• STATED PROBLEM: In the records below, find the line that contains "Clone this chart in matplotlib." and the line that contains "from matplotlib.lines import Line2D"; write out exactly those two lines and everything between them, without the pictures.

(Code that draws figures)
************
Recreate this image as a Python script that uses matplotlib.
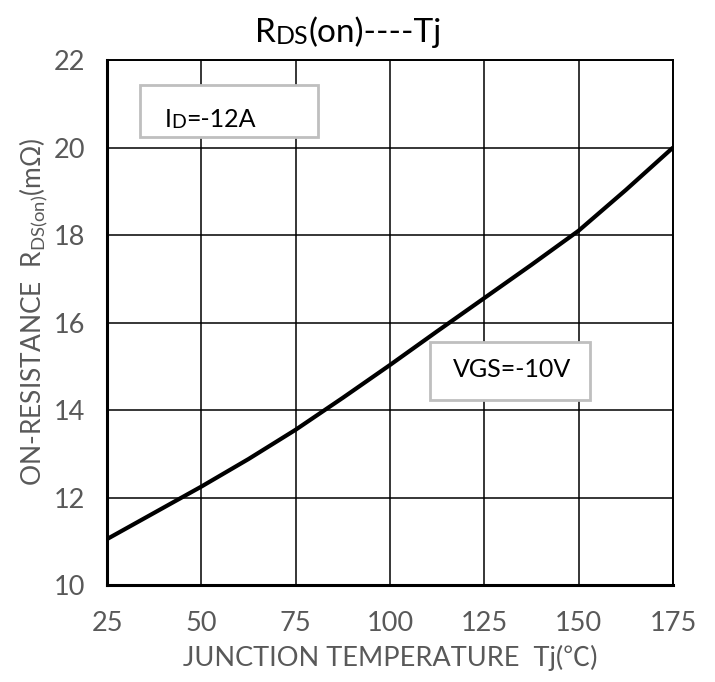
import numpy as np
import matplotlib.pyplot as plt
from matplotlib.patches import Rectangle

plt.rcParams['font.family'] = ['Lato', 'Noto Sans CJK SC', 'DejaVu Sans']

# courbe RDS(on) en fonction de Tj
tj = [25, 37.5, 50, 62.5, 75, 87.5, 100, 112.5, 125, 137.5, 150, 162.5, 175]
rds = [11.05, 11.65, 12.25, 12.88, 13.55, 14.28, 15.03, 15.8, 16.56, 17.32, 18.1, 19.03, 20.0]

x_ticks = [25, 50, 75, 100, 125, 150, 175]
y_ticks = [10, 12, 14, 16, 18, 20, 22]

gray = '#595959'

fig = plt.figure(figsize=(7.15, 6.82), dpi=100)
ax = fig.add_axes([0.1497, 0.1422, 0.7916, 0.7698])

ax.plot(tj, rds, color='black', lw=3.0, solid_capstyle='butt', zorder=3)

ax.set_xlim(25, 175)
ax.set_ylim(10, 22)
ax.set_xticks(x_ticks)
ax.set_yticks(y_ticks)
ax.grid(True, color='black', lw=1.1)
ax.tick_params(length=0, labelsize=19.5, labelcolor=gray)
ax.tick_params(axis='x', pad=19)
ax.tick_params(axis='y', pad=16)

for side in ['left', 'bottom']:
    ax.spines[side].set_linewidth(2.2)
for side in ['top', 'right']:
    ax.spines[side].set_linewidth(1.4)

# titre : R + DS + (on)----Tj
t1 = fig.text(0.356, 0.938, "R", fontsize=24, ha='left', va='baseline')
t2 = ax.annotate("DS", xy=(1, 0), xycoords=t1, fontsize=18, ha='left', va='bottom')
ax.annotate("(on)----Tj", xy=(1, 0), xycoords=t2, fontsize=24, ha='left', va='bottom')

# axes
ax.set_xlabel("JUNCTION TEMPERATURE  Tj(℃)", fontsize=19.5, color=gray, labelpad=6)
ax.set_ylabel(r"ON-RESISTANCE  R$_{\mathregular{DS(on)}}$(m$\mathregular{\Omega}$)",
              fontsize=19, color=gray)
ax.yaxis.set_label_coords(-0.10, 0.52)

# encadrés
box_kw = dict(transform=ax.transAxes, facecolor='white', edgecolor='#bfbfbf', lw=2, zorder=4)
ax.add_patch(Rectangle((0.058, 0.853), 0.315, 0.099, **box_kw))
ax.add_patch(Rectangle((0.571, 0.352), 0.282, 0.111, **box_kw))

i1 = ax.text(0.102, 0.872, "I", transform=ax.transAxes, fontsize=18, ha='left', va='baseline', zorder=5)
i2 = ax.annotate("D", xy=(1, 0), xycoords=i1, fontsize=14, ha='left', va='bottom', zorder=5)
ax.annotate("=-12A", xy=(1, 0), xycoords=i2, fontsize=18, ha='left', va='bottom', zorder=5)

ax.text(0.611, 0.41, "VGS=-10V", transform=ax.transAxes, fontsize=18,
        ha='left', va='center', zorder=5)

fig.savefig("out.png", dpi=100)
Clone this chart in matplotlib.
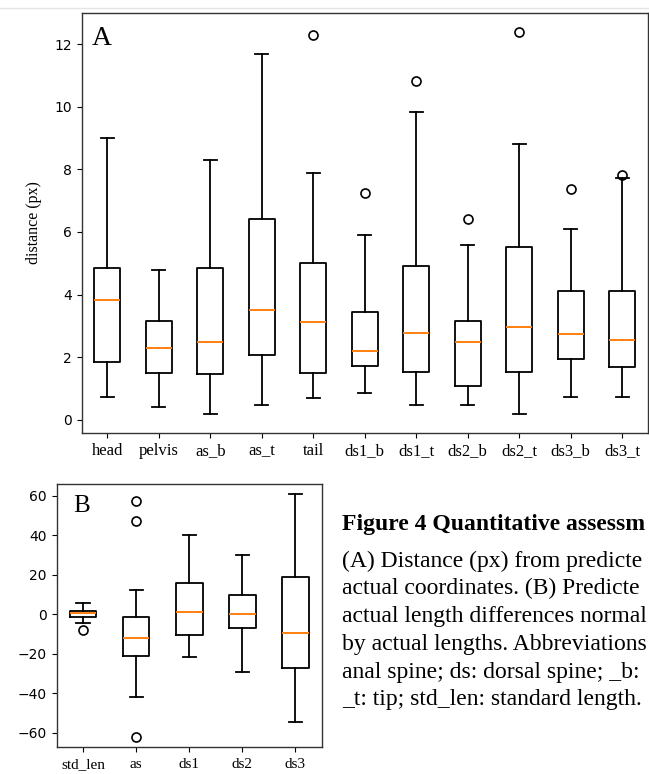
import matplotlib
matplotlib.use('Agg')
import matplotlib.pyplot as plt
from matplotlib.lines import Line2D

# ---------------- data: panel A (distance, px) ----------------
a_labels = ['head', 'pelvis', 'as_b', 'as_t', 'tail', 'ds1_b', 'ds1_t',
            'ds2_b', 'ds2_t', 'ds3_b', 'ds3_t']
a_whislo = [0.72, 0.40, 0.18, 0.45, 0.70, 0.84, 0.45, 0.47, 0.18, 0.72, 0.72]
a_q1 = [1.83, 1.49, 1.45, 2.07, 1.49, 1.70, 1.52, 1.08, 1.52, 1.95, 1.67]
a_med = [3.82, 2.29, 2.47, 3.49, 3.13, 2.19, 2.77, 2.47, 2.95, 2.74, 2.55]
a_q3 = [4.85, 3.16, 4.85, 6.40, 5.02, 3.43, 4.92, 3.16, 5.52, 4.10, 4.10]
a_whishi = [9.00, 4.78, 8.30, 11.70, 7.89, 5.89, 9.83, 5.59, 8.81, 6.10, 7.72]
a_fliers = [[], [], [], [], [12.29], [7.24], [10.84], [6.43], [12.41], [7.38], [7.81]]

# ---------------- data: panel B (normalized length difference) ----------------
b_labels = ['std_len', 'as', 'ds1', 'ds2', 'ds3']
b_whislo = [-4.5, -42.0, -21.4, -29.2, -54.7]
b_q1 = [-1.2, -21.3, -10.7, -6.7, -27.0]
b_med = [0.5, -11.8, 1.0, 0.3, -9.5]
b_q3 = [1.8, -1.4, 15.9, 9.6, 18.9]
b_whishi = [6.0, 12.2, 40.0, 30.0, 60.8]
b_fliers = [[-7.9], [57.3, 47.5, -61.9], [], [], []]

# caption text as visible in the (cropped) reference
caption_title = 'Figure 4 Quantitative assessm'
caption_lines = [
    '(A) Distance (px) from predicte',
    'actual coordinates. (B) Predicte',
    'actual length differences normal',
    'by actual lengths. Abbreviations',
    'anal spine; ds: dorsal spine; _b:',
    '_t: tip; std_len: standard length.',
]

SERIF = 'Liberation Serif'
W, H = 649, 774
fig = plt.figure(figsize=(W / 100, H / 100), dpi=100)
fig.patch.set_facecolor('white')


def stats(lo, q1, med, q3, hi, fl):
    return [dict(whislo=a, q1=b, med=c, q3=d, whishi=e, fliers=f)
            for a, b, c, d, e, f in zip(lo, q1, med, q3, hi, fl)]


def px_axes(left, top, right, bottom):
    return fig.add_axes([left / W, 1 - bottom / H, (right - left) / W, (bottom - top) / H])


medprops = dict(color='#ff7f0e', linewidth=1.4)
boxprops = dict(color='black', linewidth=1.3)
whiskerprops = dict(color='black', linewidth=1.3)
capprops = dict(color='black', linewidth=1.3)
flierprops = dict(marker='o', markerfacecolor='none', markeredgecolor='black',
                  markersize=6.5, markeredgewidth=1.2)

# ---------------- Panel A ----------------
axA = px_axes(81.5, 12.5, 648, 433)
axA.bxp(stats(a_whislo, a_q1, a_med, a_q3, a_whishi, a_fliers),
        medianprops=medprops, boxprops=boxprops, whiskerprops=whiskerprops,
        capprops=capprops, flierprops=flierprops, widths=0.5)
axA.set_xticks(range(1, len(a_labels) + 1))
axA.set_xticklabels(a_labels, fontfamily=SERIF, fontsize=12)
axA.set_ylim(-0.43, 13.02)
axA.set_yticks([0, 2, 4, 6, 8, 10, 12])
axA.tick_params(axis='y', labelsize=10)
axA.set_ylabel('distance (px)', fontfamily=SERIF, fontsize=11.5)
axA.yaxis.set_label_coords(-0.07, 0.5)
axA.text(92 / W, 1 - 45 / H, 'A', transform=fig.transFigure, fontfamily=SERIF,
         fontsize=20, va='baseline', ha='left')
for s in axA.spines.values():
    s.set_color('#333333')
    s.set_linewidth(1.0)

# ---------------- Panel B ----------------
axB = px_axes(56.5, 483.5, 322, 747)
axB.bxp(stats(b_whislo, b_q1, b_med, b_q3, b_whishi, b_fliers),
        medianprops=medprops, boxprops=boxprops, whiskerprops=whiskerprops,
        capprops=capprops, flierprops=flierprops, widths=0.5)
axB.set_xticks(range(1, len(b_labels) + 1))
axB.set_xticklabels(b_labels, fontfamily=SERIF, fontsize=11)
axB.tick_params(axis='x', pad=4.5)
axB.set_ylim(-67.2, 66.3)
axB.set_yticks([-60, -40, -20, 0, 20, 40, 60])
axB.tick_params(axis='y', labelsize=10)
axB.text(73 / W, 1 - 512 / H, 'B', transform=fig.transFigure, fontfamily=SERIF,
         fontsize=18, va='baseline', ha='left')
for s in axB.spines.values():
    s.set_color('#333333')
    s.set_linewidth(1.0)

# ---------------- caption ----------------
x0 = 342 / W
fig.text(x0, 1 - 530 / H, caption_title, fontfamily=SERIF, fontweight='bold',
         fontsize=17, va='baseline', ha='left')
y = 566.5
for line in caption_lines:
    fig.text(x0, 1 - y / H, line, fontfamily=SERIF, fontsize=17,
             va='baseline', ha='left')
    y += 27.8

# faint screenshot border line at the top
fig.add_artist(Line2D([0, 1], [1 - 7.5 / H] * 2, transform=fig.transFigure,
                      color='#e4e4e4', linewidth=1))

fig.savefig('out.png', dpi=100, facecolor='white')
************
• OUTPUT FOR THIS EXERCISE:
Clone this chart in matplotlib.
import matplotlib
matplotlib.use('Agg')
import matplotlib.pyplot as plt
from matplotlib.lines import Line2D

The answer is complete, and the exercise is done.